**Provided material**.
▽

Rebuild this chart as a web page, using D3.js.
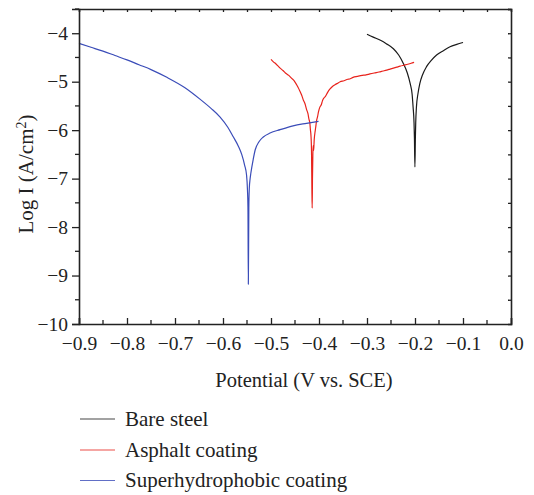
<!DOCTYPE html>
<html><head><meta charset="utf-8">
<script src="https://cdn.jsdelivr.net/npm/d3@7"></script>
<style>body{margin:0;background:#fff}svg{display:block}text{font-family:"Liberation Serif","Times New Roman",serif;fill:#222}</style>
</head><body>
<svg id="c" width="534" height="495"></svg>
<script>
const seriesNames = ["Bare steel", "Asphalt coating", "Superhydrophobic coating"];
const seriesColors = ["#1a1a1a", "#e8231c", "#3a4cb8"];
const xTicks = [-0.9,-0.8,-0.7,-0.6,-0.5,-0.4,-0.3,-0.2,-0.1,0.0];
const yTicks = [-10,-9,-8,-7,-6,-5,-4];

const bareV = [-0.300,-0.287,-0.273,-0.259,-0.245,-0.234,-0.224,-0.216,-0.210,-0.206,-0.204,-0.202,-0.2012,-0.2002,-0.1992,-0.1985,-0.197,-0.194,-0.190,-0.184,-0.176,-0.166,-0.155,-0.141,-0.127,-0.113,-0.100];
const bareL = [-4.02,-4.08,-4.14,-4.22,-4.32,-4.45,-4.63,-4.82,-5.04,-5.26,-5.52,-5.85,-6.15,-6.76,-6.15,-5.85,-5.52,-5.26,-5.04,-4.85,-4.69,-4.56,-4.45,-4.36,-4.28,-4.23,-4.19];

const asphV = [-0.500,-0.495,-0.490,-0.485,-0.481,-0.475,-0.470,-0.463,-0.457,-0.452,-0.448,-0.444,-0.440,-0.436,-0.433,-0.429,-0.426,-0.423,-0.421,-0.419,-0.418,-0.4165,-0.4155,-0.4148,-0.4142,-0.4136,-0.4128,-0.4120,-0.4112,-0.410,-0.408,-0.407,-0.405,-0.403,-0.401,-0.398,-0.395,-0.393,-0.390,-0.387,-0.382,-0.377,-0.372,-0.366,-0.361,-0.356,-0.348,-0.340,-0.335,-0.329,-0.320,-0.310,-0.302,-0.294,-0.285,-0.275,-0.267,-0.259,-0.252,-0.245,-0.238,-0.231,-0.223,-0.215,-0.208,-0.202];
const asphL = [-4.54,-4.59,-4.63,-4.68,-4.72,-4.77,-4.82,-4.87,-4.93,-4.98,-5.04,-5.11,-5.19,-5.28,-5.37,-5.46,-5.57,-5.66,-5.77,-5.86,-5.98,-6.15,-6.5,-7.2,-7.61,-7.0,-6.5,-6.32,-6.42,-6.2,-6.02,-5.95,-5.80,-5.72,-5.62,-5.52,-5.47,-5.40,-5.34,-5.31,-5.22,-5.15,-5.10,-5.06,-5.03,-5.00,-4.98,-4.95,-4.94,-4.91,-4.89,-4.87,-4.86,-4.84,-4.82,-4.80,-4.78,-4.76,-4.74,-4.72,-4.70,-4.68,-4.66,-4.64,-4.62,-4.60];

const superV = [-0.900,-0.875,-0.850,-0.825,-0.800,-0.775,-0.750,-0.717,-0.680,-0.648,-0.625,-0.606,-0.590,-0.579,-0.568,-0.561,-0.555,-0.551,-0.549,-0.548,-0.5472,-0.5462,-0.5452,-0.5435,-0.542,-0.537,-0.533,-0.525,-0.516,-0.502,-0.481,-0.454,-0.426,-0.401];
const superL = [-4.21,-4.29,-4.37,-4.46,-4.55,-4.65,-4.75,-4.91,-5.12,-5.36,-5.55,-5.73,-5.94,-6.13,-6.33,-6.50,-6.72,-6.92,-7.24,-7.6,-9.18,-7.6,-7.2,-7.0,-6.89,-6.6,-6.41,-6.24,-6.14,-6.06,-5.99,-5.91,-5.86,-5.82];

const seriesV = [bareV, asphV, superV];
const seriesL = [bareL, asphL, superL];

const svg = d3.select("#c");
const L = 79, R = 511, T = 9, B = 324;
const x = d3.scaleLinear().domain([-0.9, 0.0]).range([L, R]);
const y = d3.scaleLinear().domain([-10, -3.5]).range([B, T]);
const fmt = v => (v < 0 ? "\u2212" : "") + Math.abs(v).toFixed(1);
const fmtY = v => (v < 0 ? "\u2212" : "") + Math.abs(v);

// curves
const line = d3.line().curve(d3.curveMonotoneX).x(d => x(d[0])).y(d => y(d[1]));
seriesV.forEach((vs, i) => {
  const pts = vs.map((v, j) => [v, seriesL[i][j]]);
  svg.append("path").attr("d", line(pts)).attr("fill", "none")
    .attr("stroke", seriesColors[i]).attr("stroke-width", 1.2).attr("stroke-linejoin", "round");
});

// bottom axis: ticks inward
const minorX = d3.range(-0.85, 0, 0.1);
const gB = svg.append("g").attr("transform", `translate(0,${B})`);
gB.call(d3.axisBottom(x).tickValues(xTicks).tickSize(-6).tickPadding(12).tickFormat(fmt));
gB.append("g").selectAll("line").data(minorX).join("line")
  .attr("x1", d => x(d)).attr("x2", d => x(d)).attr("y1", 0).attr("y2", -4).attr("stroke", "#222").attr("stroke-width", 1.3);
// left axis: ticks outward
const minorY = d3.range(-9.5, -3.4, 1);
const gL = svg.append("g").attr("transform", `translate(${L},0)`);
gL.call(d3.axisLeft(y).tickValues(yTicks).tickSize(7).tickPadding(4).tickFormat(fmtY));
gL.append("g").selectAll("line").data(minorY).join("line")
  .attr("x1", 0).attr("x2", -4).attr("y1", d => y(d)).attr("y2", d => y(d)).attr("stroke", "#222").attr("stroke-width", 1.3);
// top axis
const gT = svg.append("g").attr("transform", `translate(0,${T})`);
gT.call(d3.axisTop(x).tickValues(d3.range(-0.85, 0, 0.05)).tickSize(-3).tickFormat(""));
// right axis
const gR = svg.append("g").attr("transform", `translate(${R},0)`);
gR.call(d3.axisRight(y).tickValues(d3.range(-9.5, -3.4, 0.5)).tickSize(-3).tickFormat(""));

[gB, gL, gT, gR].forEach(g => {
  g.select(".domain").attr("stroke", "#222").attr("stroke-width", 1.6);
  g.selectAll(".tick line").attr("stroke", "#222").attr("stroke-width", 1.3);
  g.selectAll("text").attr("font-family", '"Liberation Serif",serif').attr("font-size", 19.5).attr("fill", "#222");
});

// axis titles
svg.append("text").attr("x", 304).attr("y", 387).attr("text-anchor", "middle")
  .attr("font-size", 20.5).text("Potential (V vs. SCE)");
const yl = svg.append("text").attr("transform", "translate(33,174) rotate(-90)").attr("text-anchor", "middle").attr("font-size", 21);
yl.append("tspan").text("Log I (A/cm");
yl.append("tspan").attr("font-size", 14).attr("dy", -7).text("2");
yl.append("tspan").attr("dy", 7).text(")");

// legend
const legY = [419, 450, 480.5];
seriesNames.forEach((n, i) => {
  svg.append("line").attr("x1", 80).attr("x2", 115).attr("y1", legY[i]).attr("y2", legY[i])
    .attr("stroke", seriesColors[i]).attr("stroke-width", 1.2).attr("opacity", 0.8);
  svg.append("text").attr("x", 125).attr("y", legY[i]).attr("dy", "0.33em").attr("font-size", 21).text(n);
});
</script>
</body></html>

△

**Set problem**. Copy out each line word for word, please, skipping the images.

**Solution to this problem**.
Rebuild this chart as a web page, using D3.js.
<!DOCTYPE html>
<html><head><meta charset="utf-8">
<script src="https://cdn.jsdelivr.net/npm/d3@7"></script>
<style>body{margin:0;background:#fff}svg{display:block}text{font-family:"Liberation Serif","Times New Roman",serif;fill:#222}</style>
</head><body>
<svg id="c" width="534" height="495"></svg>
<script>
const seriesNames = ["Bare steel", "Asphalt coating", "Superhydrophobic coating"];
const seriesColors = ["#1a1a1a", "#e8231c", "#3a4cb8"];
const xTicks = [-0.9,-0.8,-0.7,-0.6,-0.5,-0.4,-0.3,-0.2,-0.1,0.0];
const yTicks = [-10,-9,-8,-7,-6,-5,-4];

const bareV = [-0.300,-0.287,-0.273,-0.259,-0.245,-0.234,-0.224,-0.216,-0.210,-0.206,-0.204,-0.202,-0.2012,-0.2002,-0.1992,-0.1985,-0.197,-0.194,-0.190,-0.184,-0.176,-0.166,-0.155,-0.141,-0.127,-0.113,-0.100];
const bareL = [-4.02,-4.08,-4.14,-4.22,-4.32,-4.45,-4.63,-4.82,-5.04,-5.26,-5.52,-5.85,-6.15,-6.76,-6.15,-5.85,-5.52,-5.26,-5.04,-4.85,-4.69,-4.56,-4.45,-4.36,-4.28,-4.23,-4.19];

const asphV = [-0.500,-0.495,-0.490,-0.485,-0.481,-0.475,-0.470,-0.463,-0.457,-0.452,-0.448,-0.444,-0.440,-0.436,-0.433,-0.429,-0.426,-0.423,-0.421,-0.419,-0.418,-0.4165,-0.4155,-0.4148,-0.4142,-0.4136,-0.4128,-0.4120,-0.4112,-0.410,-0.408,-0.407,-0.405,-0.403,-0.401,-0.398,-0.395,-0.393,-0.390,-0.387,-0.382,-0.377,-0.372,-0.366,-0.361,-0.356,-0.348,-0.340,-0.335,-0.329,-0.320,-0.310,-0.302,-0.294,-0.285,-0.275,-0.267,-0.259,-0.252,-0.245,-0.238,-0.231,-0.223,-0.215,-0.208,-0.202];
const asphL = [-4.54,-4.59,-4.63,-4.68,-4.72,-4.77,-4.82,-4.87,-4.93,-4.98,-5.04,-5.11,-5.19,-5.28,-5.37,-5.46,-5.57,-5.66,-5.77,-5.86,-5.98,-6.15,-6.5,-7.2,-7.61,-7.0,-6.5,-6.32,-6.42,-6.2,-6.02,-5.95,-5.80,-5.72,-5.62,-5.52,-5.47,-5.40,-5.34,-5.31,-5.22,-5.15,-5.10,-5.06,-5.03,-5.00,-4.98,-4.95,-4.94,-4.91,-4.89,-4.87,-4.86,-4.84,-4.82,-4.80,-4.78,-4.76,-4.74,-4.72,-4.70,-4.68,-4.66,-4.64,-4.62,-4.60];

const superV = [-0.900,-0.875,-0.850,-0.825,-0.800,-0.775,-0.750,-0.717,-0.680,-0.648,-0.625,-0.606,-0.590,-0.579,-0.568,-0.561,-0.555,-0.551,-0.549,-0.548,-0.5472,-0.5462,-0.5452,-0.5435,-0.542,-0.537,-0.533,-0.525,-0.516,-0.502,-0.481,-0.454,-0.426,-0.401];
const superL = [-4.21,-4.29,-4.37,-4.46,-4.55,-4.65,-4.75,-4.91,-5.12,-5.36,-5.55,-5.73,-5.94,-6.13,-6.33,-6.50,-6.72,-6.92,-7.24,-7.6,-9.18,-7.6,-7.2,-7.0,-6.89,-6.6,-6.41,-6.24,-6.14,-6.06,-5.99,-5.91,-5.86,-5.82];

const seriesV = [bareV, asphV, superV];
const seriesL = [bareL, asphL, superL];

const svg = d3.select("#c");
const L = 79, R = 511, T = 9, B = 324;
const x = d3.scaleLinear().domain([-0.9, 0.0]).range([L, R]);
const y = d3.scaleLinear().domain([-10, -3.5]).range([B, T]);
const fmt = v => (v < 0 ? "\u2212" : "") + Math.abs(v).toFixed(1);
const fmtY = v => (v < 0 ? "\u2212" : "") + Math.abs(v);

// curves
const line = d3.line().curve(d3.curveMonotoneX).x(d => x(d[0])).y(d => y(d[1]));
seriesV.forEach((vs, i) => {
  const pts = vs.map((v, j) => [v, seriesL[i][j]]);
  svg.append("path").attr("d", line(pts)).attr("fill", "none")
    .attr("stroke", seriesColors[i]).attr("stroke-width", 1.2).attr("stroke-linejoin", "round");
});

// bottom axis: ticks inward
const minorX = d3.range(-0.85, 0, 0.1);
const gB = svg.append("g").attr("transform", `translate(0,${B})`);
gB.call(d3.axisBottom(x).tickValues(xTicks).tickSize(-6).tickPadding(12).tickFormat(fmt));
gB.append("g").selectAll("line").data(minorX).join("line")
  .attr("x1", d => x(d)).attr("x2", d => x(d)).attr("y1", 0).attr("y2", -4).attr("stroke", "#222").attr("stroke-width", 1.3);
// left axis: ticks outward
const minorY = d3.range(-9.5, -3.4, 1);
const gL = svg.append("g").attr("transform", `translate(${L},0)`);
gL.call(d3.axisLeft(y).tickValues(yTicks).tickSize(7).tickPadding(4).tickFormat(fmtY));
gL.append("g").selectAll("line").data(minorY).join("line")
  .attr("x1", 0).attr("x2", -4).attr("y1", d => y(d)).attr("y2", d => y(d)).attr("stroke", "#222").attr("stroke-width", 1.3);
// top axis
const gT = svg.append("g").attr("transform", `translate(0,${T})`);
gT.call(d3.axisTop(x).tickValues(d3.range(-0.85, 0, 0.05)).tickSize(-3).tickFormat(""));
// right axis
const gR = svg.append("g").attr("transform", `translate(${R},0)`);
gR.call(d3.axisRight(y).tickValues(d3.range(-9.5, -3.4, 0.5)).tickSize(-3).tickFormat(""));

[gB, gL, gT, gR].forEach(g => {
  g.select(".domain").attr("stroke", "#222").attr("stroke-width", 1.6);
  g.selectAll(".tick line").attr("stroke", "#222").attr("stroke-width", 1.3);
  g.selectAll("text").attr("font-family", '"Liberation Serif",serif').attr("font-size", 19.5).attr("fill", "#222");
});

// axis titles
svg.append("text").attr("x", 304).attr("y", 387).attr("text-anchor", "middle")
  .attr("font-size", 20.5).text("Potential (V vs. SCE)");
const yl = svg.append("text").attr("transform", "translate(33,174) rotate(-90)").attr("text-anchor", "middle").attr("font-size", 21);
yl.append("tspan").text("Log I (A/cm");
yl.append("tspan").attr("font-size", 14).attr("dy", -7).text("2");
yl.append("tspan").attr("dy", 7).text(")");

// legend
const legY = [419, 450, 480.5];
seriesNames.forEach((n, i) => {
  svg.append("line").attr("x1", 80).attr("x2", 115).attr("y1", legY[i]).attr("y2", legY[i])
    .attr("stroke", seriesColors[i]).attr("stroke-width", 1.2).attr("opacity", 0.8);
  svg.append("text").attr("x", 125).attr("y", legY[i]).attr("dy", "0.33em").attr("font-size", 21).text(n);
});
</script>
</body></html>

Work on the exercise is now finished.